Site icon Flopping Aces

Don’t Call My Bluff?

The president told Eric Cantor “Don’t Call My Bluff”. Well, why wouldn’t you call someone’s bluff; especially, after they just told you they were bluffing.

The president has once again made a mockery of the IQ that is supposed to be off the charts, during the negotiations over raising the $14.3 trillion debt limit. His tough guy line that sounds more like a Pee Wee Herman character than Gary Cooper; he was obviously off teleprompter.

The perviously unknown term “off teleprompter” has become that legendary period of time, when the real wit and wisdom of Obama shines through.

The president ended the meeting with a dramatic flair, after delivering his impotent one liner, he walked out of the meeting. Republicans weren’t sure whether it was dysentery or Michelle had a honey do list. Some actors just can’t do improvisation.

Straight man Eric Cantor told reporters upon returning to the capitol:

“It ended with the president abruptly walking out of the meeting.”

Our Progressive Socialists tried to spin the presidential petulance to make him look like less of a spoiled child. Witless Pelosi, Democrat from San Francisco, was asked if the president ended the meeting by walking out to prevent Cantor from having the final word, replied in her typical three word response to the question:

“No. Absolutely not.”

Witless Pelosi has always felt a brief lie is superior to a long winded lie; especially, if your brain is running on fumes of brain cells long gone.

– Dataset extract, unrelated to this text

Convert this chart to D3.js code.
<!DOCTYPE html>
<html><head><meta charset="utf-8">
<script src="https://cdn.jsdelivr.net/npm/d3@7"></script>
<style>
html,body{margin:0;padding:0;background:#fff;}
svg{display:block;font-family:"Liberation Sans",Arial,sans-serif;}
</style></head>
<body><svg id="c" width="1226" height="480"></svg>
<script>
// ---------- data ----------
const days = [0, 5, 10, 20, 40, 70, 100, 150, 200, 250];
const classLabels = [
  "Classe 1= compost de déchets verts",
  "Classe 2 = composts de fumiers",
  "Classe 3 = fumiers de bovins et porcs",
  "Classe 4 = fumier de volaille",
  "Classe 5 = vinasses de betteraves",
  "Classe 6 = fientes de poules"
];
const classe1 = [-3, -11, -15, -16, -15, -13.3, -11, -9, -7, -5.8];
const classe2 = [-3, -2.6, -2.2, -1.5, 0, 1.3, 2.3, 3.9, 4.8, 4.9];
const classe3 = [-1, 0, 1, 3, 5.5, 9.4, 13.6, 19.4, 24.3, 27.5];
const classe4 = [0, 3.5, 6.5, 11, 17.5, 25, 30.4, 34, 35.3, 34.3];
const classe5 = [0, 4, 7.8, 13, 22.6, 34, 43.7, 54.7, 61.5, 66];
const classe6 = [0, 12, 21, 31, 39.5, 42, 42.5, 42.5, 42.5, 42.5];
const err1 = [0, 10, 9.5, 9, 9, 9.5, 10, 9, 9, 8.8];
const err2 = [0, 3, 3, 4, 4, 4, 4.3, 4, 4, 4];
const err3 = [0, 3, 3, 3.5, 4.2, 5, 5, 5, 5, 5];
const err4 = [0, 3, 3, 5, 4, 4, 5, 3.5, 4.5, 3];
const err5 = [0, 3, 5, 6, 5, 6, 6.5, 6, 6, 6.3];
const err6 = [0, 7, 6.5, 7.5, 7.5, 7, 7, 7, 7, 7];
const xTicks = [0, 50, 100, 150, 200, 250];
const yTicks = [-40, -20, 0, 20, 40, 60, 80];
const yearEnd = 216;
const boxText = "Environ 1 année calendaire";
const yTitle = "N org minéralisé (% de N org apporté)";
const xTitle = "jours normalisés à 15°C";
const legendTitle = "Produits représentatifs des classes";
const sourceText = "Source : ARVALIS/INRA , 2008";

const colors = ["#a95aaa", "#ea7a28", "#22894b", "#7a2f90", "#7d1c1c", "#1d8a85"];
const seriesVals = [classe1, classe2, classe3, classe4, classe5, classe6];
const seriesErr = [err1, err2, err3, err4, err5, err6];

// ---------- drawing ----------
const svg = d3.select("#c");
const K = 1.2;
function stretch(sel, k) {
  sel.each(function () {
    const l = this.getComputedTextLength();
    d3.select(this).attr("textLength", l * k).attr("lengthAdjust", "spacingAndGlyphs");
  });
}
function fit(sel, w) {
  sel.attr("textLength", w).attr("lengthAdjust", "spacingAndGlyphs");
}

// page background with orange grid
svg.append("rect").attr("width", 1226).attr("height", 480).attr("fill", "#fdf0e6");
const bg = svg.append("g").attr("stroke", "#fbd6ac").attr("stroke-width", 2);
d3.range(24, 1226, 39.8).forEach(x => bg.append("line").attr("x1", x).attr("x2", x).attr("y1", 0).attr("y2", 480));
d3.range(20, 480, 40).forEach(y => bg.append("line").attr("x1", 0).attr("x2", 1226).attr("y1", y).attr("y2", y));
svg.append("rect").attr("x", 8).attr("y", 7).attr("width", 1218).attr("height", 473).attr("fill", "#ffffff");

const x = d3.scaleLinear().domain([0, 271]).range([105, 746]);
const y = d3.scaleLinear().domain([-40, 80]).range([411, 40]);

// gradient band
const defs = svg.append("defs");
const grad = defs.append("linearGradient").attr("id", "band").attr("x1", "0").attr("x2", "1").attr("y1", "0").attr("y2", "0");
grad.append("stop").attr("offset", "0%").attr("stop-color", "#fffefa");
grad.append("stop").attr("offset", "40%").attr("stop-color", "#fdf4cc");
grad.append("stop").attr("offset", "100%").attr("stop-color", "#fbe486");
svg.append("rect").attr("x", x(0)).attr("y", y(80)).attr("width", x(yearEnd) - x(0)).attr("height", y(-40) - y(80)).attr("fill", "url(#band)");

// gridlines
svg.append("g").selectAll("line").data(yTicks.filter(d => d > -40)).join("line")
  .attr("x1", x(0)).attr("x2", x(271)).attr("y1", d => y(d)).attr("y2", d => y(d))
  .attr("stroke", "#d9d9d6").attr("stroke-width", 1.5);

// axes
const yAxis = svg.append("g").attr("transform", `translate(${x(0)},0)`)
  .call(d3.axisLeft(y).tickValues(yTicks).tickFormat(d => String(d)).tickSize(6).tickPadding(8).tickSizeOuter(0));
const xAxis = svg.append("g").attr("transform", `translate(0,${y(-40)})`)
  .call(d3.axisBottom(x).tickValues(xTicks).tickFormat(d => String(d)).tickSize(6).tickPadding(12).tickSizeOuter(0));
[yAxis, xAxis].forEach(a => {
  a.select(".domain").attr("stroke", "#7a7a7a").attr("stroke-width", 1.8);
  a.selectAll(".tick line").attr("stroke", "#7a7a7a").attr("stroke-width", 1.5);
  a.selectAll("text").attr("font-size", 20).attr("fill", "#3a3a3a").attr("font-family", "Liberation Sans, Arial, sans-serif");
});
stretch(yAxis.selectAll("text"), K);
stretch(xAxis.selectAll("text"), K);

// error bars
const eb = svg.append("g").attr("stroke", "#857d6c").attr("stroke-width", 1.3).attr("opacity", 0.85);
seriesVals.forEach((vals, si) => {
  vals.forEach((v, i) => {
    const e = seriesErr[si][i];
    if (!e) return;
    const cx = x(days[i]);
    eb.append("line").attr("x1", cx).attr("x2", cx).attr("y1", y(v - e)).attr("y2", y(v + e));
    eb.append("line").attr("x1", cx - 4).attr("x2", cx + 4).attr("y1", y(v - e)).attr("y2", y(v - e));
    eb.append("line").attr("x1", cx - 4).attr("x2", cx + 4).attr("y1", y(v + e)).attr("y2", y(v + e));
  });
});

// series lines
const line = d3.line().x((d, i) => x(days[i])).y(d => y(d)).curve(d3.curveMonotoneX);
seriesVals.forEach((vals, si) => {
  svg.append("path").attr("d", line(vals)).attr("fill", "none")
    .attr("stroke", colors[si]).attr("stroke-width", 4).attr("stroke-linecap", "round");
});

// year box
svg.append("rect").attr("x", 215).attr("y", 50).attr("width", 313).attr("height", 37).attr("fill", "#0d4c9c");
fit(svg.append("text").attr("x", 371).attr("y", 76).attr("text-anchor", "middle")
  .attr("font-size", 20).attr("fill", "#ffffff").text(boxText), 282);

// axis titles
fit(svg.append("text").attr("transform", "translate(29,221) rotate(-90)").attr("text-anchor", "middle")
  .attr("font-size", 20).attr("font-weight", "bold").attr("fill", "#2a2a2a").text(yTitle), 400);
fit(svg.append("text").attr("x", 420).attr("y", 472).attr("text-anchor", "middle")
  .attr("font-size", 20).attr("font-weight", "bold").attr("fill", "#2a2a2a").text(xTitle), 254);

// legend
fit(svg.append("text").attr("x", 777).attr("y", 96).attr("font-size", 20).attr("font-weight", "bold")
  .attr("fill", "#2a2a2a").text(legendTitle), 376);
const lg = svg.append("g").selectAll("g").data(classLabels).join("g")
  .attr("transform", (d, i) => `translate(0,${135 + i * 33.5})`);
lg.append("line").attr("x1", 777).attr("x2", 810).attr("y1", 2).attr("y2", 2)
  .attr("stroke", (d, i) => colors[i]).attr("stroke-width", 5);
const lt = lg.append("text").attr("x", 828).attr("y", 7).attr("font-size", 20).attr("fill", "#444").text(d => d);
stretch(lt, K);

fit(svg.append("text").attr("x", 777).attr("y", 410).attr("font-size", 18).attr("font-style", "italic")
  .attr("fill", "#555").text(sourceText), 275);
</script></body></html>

A Democratic source familiar with the negotiations said the reports of a dramatic or abrupt walk-out by Obama were overblown, but the source acknowledged that the president “said what he was going to say, he got up and walked out.”

“The climax of the meeting was the president basically saying ‘what’s happening in this room confirms what everybody across the country thinks about Washington, D.C.,’” the official said. “Which is that people are more interested in protecting their base and political positioning than solving problems.”

The president has been faced with not getting his way for four consecutive days of negotiation.

Eric Cantor reported the president became “agitated” when Boehner said Republicans were open to holding two votes to raise the debt ceiling before the 2012 election: President Obama rejected that plan since it could make him appear even more profligate before the elections.

In another impotent presidential demand, President Obama told congressional Republicans to decide by Friday, the approach they want to take regarding the debt limit. This is the sum total of the presidential contribution to the debt limit negotiations and Americans are left wondering why future tax increases are so critical to the health of the economy, especially those that come after the 2012 elections.

Aug. 2 is the deadline the Treasury Department has set for lifting the ceiling: the ratings agencies have warned they will downgrade the US credit rating if Congress doesn’t act. If America’s credit rating is downgraded, markets could begin to fall.

Cantor told Obama:

“We are very far apart right now. I don’t know if we can get there.”

Cantor figured the two votes on raising the debt ceiling would allow more time for negotiations on additional budget savings to avoid a catastrophic default. Unfortunately, Obama wants history to say, he did it his way.